*EXERCISE AIM*
Transcribe the listing word for word.

*INFORMATION SUPPLIED*
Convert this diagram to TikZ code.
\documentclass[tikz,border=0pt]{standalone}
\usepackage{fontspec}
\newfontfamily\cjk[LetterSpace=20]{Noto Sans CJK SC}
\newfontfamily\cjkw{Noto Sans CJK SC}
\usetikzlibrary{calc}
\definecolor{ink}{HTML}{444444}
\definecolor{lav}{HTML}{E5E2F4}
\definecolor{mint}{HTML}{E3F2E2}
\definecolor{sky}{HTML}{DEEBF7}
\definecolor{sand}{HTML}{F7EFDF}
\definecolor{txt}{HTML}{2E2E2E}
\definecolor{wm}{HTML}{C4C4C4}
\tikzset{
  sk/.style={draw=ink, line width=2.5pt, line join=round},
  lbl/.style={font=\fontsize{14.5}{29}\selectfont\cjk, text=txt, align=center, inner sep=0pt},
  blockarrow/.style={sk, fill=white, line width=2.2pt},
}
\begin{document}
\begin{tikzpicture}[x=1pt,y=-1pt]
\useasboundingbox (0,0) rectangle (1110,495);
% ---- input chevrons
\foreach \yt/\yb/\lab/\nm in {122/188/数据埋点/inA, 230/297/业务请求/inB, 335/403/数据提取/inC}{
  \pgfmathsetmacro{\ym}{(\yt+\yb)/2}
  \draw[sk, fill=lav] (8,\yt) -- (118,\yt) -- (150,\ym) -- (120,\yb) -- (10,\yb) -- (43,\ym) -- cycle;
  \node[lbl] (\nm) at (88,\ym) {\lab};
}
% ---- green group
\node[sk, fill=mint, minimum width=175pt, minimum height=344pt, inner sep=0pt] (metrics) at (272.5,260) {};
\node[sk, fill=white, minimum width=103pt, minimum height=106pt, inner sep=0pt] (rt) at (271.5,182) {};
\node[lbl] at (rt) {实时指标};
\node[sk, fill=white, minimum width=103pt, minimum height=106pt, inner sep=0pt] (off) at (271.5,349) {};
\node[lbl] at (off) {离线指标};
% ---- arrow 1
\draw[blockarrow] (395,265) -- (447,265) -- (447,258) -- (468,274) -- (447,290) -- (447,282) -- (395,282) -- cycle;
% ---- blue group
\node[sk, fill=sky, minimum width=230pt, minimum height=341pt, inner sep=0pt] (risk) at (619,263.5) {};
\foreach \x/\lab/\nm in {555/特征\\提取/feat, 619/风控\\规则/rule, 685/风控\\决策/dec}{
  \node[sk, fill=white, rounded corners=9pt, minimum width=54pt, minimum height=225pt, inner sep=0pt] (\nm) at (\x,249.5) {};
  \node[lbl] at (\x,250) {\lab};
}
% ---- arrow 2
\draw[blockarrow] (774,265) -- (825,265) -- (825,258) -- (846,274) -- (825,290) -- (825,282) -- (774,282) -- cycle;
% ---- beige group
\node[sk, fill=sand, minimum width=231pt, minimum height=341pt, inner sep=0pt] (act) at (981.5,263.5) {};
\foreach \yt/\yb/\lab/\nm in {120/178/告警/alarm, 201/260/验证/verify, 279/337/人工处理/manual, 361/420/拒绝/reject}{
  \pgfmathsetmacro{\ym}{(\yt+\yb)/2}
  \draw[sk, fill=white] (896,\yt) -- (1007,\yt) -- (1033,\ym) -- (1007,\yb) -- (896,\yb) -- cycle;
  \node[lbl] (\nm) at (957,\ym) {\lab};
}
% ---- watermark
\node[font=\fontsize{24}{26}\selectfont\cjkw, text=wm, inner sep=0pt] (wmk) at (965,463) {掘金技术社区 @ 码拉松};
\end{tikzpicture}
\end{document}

*WRITTEN ANSWER*
Convert this diagram to TikZ code.
\documentclass[tikz,border=0pt]{standalone}
\usepackage{fontspec}
\newfontfamily\cjk[LetterSpace=20]{Noto Sans CJK SC}
\newfontfamily\cjkw{Noto Sans CJK SC}
\usetikzlibrary{calc}
\definecolor{ink}{HTML}{444444}
\definecolor{lav}{HTML}{E5E2F4}
\definecolor{mint}{HTML}{E3F2E2}
\definecolor{sky}{HTML}{DEEBF7}
\definecolor{sand}{HTML}{F7EFDF}
\definecolor{txt}{HTML}{2E2E2E}
\definecolor{wm}{HTML}{C4C4C4}
\tikzset{
  sk/.style={draw=ink, line width=2.5pt, line join=round},
  lbl/.style={font=\fontsize{14.5}{29}\selectfont\cjk, text=txt, align=center, inner sep=0pt},
  blockarrow/.style={sk, fill=white, line width=2.2pt},
}
\begin{document}
\begin{tikzpicture}[x=1pt,y=-1pt]
\useasboundingbox (0,0) rectangle (1110,495);
% ---- input chevrons
\foreach \yt/\yb/\lab/\nm in {122/188/数据埋点/inA, 230/297/业务请求/inB, 335/403/数据提取/inC}{
  \pgfmathsetmacro{\ym}{(\yt+\yb)/2}
  \draw[sk, fill=lav] (8,\yt) -- (118,\yt) -- (150,\ym) -- (120,\yb) -- (10,\yb) -- (43,\ym) -- cycle;
  \node[lbl] (\nm) at (88,\ym) {\lab};
}
% ---- green group
\node[sk, fill=mint, minimum width=175pt, minimum height=344pt, inner sep=0pt] (metrics) at (272.5,260) {};
\node[sk, fill=white, minimum width=103pt, minimum height=106pt, inner sep=0pt] (rt) at (271.5,182) {};
\node[lbl] at (rt) {实时指标};
\node[sk, fill=white, minimum width=103pt, minimum height=106pt, inner sep=0pt] (off) at (271.5,349) {};
\node[lbl] at (off) {离线指标};
% ---- arrow 1
\draw[blockarrow] (395,265) -- (447,265) -- (447,258) -- (468,274) -- (447,290) -- (447,282) -- (395,282) -- cycle;
% ---- blue group
\node[sk, fill=sky, minimum width=230pt, minimum height=341pt, inner sep=0pt] (risk) at (619,263.5) {};
\foreach \x/\lab/\nm in {555/特征\\提取/feat, 619/风控\\规则/rule, 685/风控\\决策/dec}{
  \node[sk, fill=white, rounded corners=9pt, minimum width=54pt, minimum height=225pt, inner sep=0pt] (\nm) at (\x,249.5) {};
  \node[lbl] at (\x,250) {\lab};
}
% ---- arrow 2
\draw[blockarrow] (774,265) -- (825,265) -- (825,258) -- (846,274) -- (825,290) -- (825,282) -- (774,282) -- cycle;
% ---- beige group
\node[sk, fill=sand, minimum width=231pt, minimum height=341pt, inner sep=0pt] (act) at (981.5,263.5) {};
\foreach \yt/\yb/\lab/\nm in {120/178/告警/alarm, 201/260/验证/verify, 279/337/人工处理/manual, 361/420/拒绝/reject}{
  \pgfmathsetmacro{\ym}{(\yt+\yb)/2}
  \draw[sk, fill=white] (896,\yt) -- (1007,\yt) -- (1033,\ym) -- (1007,\yb) -- (896,\yb) -- cycle;
  \node[lbl] (\nm) at (957,\ym) {\lab};
}
% ---- watermark
\node[font=\fontsize{24}{26}\selectfont\cjkw, text=wm, inner sep=0pt] (wmk) at (965,463) {掘金技术社区 @ 码拉松};
\end{tikzpicture}
\end{document}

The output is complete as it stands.